— DIRECTION —
All of the lines below are to be transcribed faithfully, with pictures excluded from the copy.

— COLLECTED DATA —
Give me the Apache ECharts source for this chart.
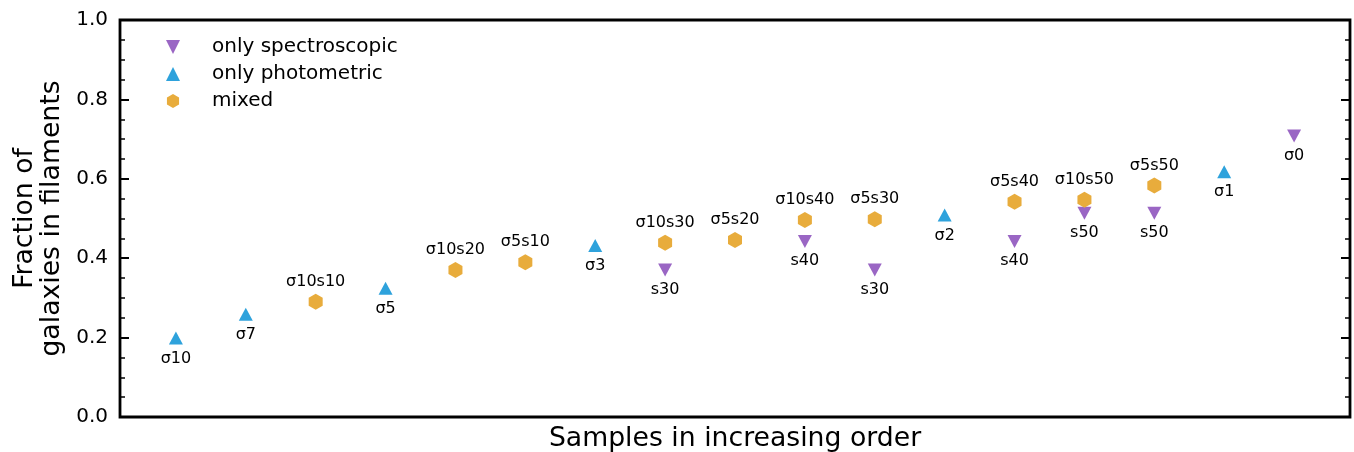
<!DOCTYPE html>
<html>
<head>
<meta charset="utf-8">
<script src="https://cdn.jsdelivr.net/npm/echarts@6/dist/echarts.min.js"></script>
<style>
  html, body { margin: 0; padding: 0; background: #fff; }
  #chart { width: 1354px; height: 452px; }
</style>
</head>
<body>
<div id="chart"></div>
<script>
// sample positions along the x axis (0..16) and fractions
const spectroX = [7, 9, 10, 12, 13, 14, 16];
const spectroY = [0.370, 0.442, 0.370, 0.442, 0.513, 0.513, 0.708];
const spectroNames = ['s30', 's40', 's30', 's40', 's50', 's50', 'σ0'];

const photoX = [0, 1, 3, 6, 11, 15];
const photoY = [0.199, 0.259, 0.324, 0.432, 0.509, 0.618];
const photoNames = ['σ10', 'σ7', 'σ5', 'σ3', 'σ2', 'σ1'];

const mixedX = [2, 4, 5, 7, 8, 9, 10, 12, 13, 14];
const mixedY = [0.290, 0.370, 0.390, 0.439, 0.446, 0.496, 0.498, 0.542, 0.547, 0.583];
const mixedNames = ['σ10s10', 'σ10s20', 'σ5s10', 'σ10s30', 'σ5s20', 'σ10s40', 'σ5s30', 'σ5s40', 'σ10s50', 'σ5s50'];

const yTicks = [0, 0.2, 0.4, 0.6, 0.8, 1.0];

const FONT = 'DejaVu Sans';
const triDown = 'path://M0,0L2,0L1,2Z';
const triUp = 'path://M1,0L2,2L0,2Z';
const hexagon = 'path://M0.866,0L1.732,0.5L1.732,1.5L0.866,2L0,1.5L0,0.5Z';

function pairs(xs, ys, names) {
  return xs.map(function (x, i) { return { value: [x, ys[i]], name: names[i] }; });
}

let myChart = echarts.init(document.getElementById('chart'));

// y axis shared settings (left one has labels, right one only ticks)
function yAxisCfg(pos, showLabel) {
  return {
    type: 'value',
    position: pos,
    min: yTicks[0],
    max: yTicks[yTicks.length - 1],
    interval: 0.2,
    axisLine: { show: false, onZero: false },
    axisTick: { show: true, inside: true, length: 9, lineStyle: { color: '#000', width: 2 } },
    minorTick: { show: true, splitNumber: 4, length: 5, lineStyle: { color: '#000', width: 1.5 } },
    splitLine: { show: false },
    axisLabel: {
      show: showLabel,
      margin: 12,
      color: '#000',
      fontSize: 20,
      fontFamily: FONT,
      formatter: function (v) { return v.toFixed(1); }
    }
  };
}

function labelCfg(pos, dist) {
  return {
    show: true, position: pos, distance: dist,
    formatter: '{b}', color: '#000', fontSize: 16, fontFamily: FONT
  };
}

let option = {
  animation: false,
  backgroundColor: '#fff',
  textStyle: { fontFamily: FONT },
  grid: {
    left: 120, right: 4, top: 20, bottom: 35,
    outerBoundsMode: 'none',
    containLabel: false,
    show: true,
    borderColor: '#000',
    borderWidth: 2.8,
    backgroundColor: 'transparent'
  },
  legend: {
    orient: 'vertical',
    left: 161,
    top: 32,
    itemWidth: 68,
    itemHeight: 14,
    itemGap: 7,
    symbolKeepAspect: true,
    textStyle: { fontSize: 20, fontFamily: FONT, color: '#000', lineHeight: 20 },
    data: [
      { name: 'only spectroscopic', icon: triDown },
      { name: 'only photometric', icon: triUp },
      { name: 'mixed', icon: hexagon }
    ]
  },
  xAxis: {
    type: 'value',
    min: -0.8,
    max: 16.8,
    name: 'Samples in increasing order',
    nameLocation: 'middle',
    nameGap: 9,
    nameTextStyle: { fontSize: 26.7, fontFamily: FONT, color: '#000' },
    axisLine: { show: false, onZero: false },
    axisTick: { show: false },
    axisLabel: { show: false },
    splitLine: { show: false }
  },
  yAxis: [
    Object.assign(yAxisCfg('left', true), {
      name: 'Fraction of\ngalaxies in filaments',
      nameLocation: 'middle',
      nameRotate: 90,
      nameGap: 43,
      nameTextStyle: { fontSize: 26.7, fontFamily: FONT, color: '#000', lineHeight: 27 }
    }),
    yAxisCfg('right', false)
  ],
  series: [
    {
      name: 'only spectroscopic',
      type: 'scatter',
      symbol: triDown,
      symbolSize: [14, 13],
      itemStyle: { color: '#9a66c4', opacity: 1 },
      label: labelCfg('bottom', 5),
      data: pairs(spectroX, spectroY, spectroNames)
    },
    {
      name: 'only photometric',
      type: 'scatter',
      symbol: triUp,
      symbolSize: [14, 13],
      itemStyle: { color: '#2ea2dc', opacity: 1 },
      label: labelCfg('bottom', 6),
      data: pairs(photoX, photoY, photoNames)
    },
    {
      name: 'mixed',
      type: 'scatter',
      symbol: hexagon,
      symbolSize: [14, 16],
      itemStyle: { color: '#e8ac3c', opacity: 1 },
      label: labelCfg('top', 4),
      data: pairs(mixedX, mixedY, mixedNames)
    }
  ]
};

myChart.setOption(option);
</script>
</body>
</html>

— FULL SOLUTION —
Give me the Apache ECharts source for this chart.
<!DOCTYPE html>
<html>
<head>
<meta charset="utf-8">
<script src="https://cdn.jsdelivr.net/npm/echarts@6/dist/echarts.min.js"></script>
<style>
  html, body { margin: 0; padding: 0; background: #fff; }
  #chart { width: 1354px; height: 452px; }
</style>
</head>
<body>
<div id="chart"></div>
<script>
// sample positions along the x axis (0..16) and fractions
const spectroX = [7, 9, 10, 12, 13, 14, 16];
const spectroY = [0.370, 0.442, 0.370, 0.442, 0.513, 0.513, 0.708];
const spectroNames = ['s30', 's40', 's30', 's40', 's50', 's50', 'σ0'];

const photoX = [0, 1, 3, 6, 11, 15];
const photoY = [0.199, 0.259, 0.324, 0.432, 0.509, 0.618];
const photoNames = ['σ10', 'σ7', 'σ5', 'σ3', 'σ2', 'σ1'];

const mixedX = [2, 4, 5, 7, 8, 9, 10, 12, 13, 14];
const mixedY = [0.290, 0.370, 0.390, 0.439, 0.446, 0.496, 0.498, 0.542, 0.547, 0.583];
const mixedNames = ['σ10s10', 'σ10s20', 'σ5s10', 'σ10s30', 'σ5s20', 'σ10s40', 'σ5s30', 'σ5s40', 'σ10s50', 'σ5s50'];

const yTicks = [0, 0.2, 0.4, 0.6, 0.8, 1.0];

const FONT = 'DejaVu Sans';
const triDown = 'path://M0,0L2,0L1,2Z';
const triUp = 'path://M1,0L2,2L0,2Z';
const hexagon = 'path://M0.866,0L1.732,0.5L1.732,1.5L0.866,2L0,1.5L0,0.5Z';

function pairs(xs, ys, names) {
  return xs.map(function (x, i) { return { value: [x, ys[i]], name: names[i] }; });
}

let myChart = echarts.init(document.getElementById('chart'));

// y axis shared settings (left one has labels, right one only ticks)
function yAxisCfg(pos, showLabel) {
  return {
    type: 'value',
    position: pos,
    min: yTicks[0],
    max: yTicks[yTicks.length - 1],
    interval: 0.2,
    axisLine: { show: false, onZero: false },
    axisTick: { show: true, inside: true, length: 9, lineStyle: { color: '#000', width: 2 } },
    minorTick: { show: true, splitNumber: 4, length: 5, lineStyle: { color: '#000', width: 1.5 } },
    splitLine: { show: false },
    axisLabel: {
      show: showLabel,
      margin: 12,
      color: '#000',
      fontSize: 20,
      fontFamily: FONT,
      formatter: function (v) { return v.toFixed(1); }
    }
  };
}

function labelCfg(pos, dist) {
  return {
    show: true, position: pos, distance: dist,
    formatter: '{b}', color: '#000', fontSize: 16, fontFamily: FONT
  };
}

let option = {
  animation: false,
  backgroundColor: '#fff',
  textStyle: { fontFamily: FONT },
  grid: {
    left: 120, right: 4, top: 20, bottom: 35,
    outerBoundsMode: 'none',
    containLabel: false,
    show: true,
    borderColor: '#000',
    borderWidth: 2.8,
    backgroundColor: 'transparent'
  },
  legend: {
    orient: 'vertical',
    left: 161,
    top: 32,
    itemWidth: 68,
    itemHeight: 14,
    itemGap: 7,
    symbolKeepAspect: true,
    textStyle: { fontSize: 20, fontFamily: FONT, color: '#000', lineHeight: 20 },
    data: [
      { name: 'only spectroscopic', icon: triDown },
      { name: 'only photometric', icon: triUp },
      { name: 'mixed', icon: hexagon }
    ]
  },
  xAxis: {
    type: 'value',
    min: -0.8,
    max: 16.8,
    name: 'Samples in increasing order',
    nameLocation: 'middle',
    nameGap: 9,
    nameTextStyle: { fontSize: 26.7, fontFamily: FONT, color: '#000' },
    axisLine: { show: false, onZero: false },
    axisTick: { show: false },
    axisLabel: { show: false },
    splitLine: { show: false }
  },
  yAxis: [
    Object.assign(yAxisCfg('left', true), {
      name: 'Fraction of\ngalaxies in filaments',
      nameLocation: 'middle',
      nameRotate: 90,
      nameGap: 43,
      nameTextStyle: { fontSize: 26.7, fontFamily: FONT, color: '#000', lineHeight: 27 }
    }),
    yAxisCfg('right', false)
  ],
  series: [
    {
      name: 'only spectroscopic',
      type: 'scatter',
      symbol: triDown,
      symbolSize: [14, 13],
      itemStyle: { color: '#9a66c4', opacity: 1 },
      label: labelCfg('bottom', 5),
      data: pairs(spectroX, spectroY, spectroNames)
    },
    {
      name: 'only photometric',
      type: 'scatter',
      symbol: triUp,
      symbolSize: [14, 13],
      itemStyle: { color: '#2ea2dc', opacity: 1 },
      label: labelCfg('bottom', 6),
      data: pairs(photoX, photoY, photoNames)
    },
    {
      name: 'mixed',
      type: 'scatter',
      symbol: hexagon,
      symbolSize: [14, 16],
      itemStyle: { color: '#e8ac3c', opacity: 1 },
      label: labelCfg('top', 4),
      data: pairs(mixedX, mixedY, mixedNames)
    }
  ]
};

myChart.setOption(option);
</script>
</body>
</html>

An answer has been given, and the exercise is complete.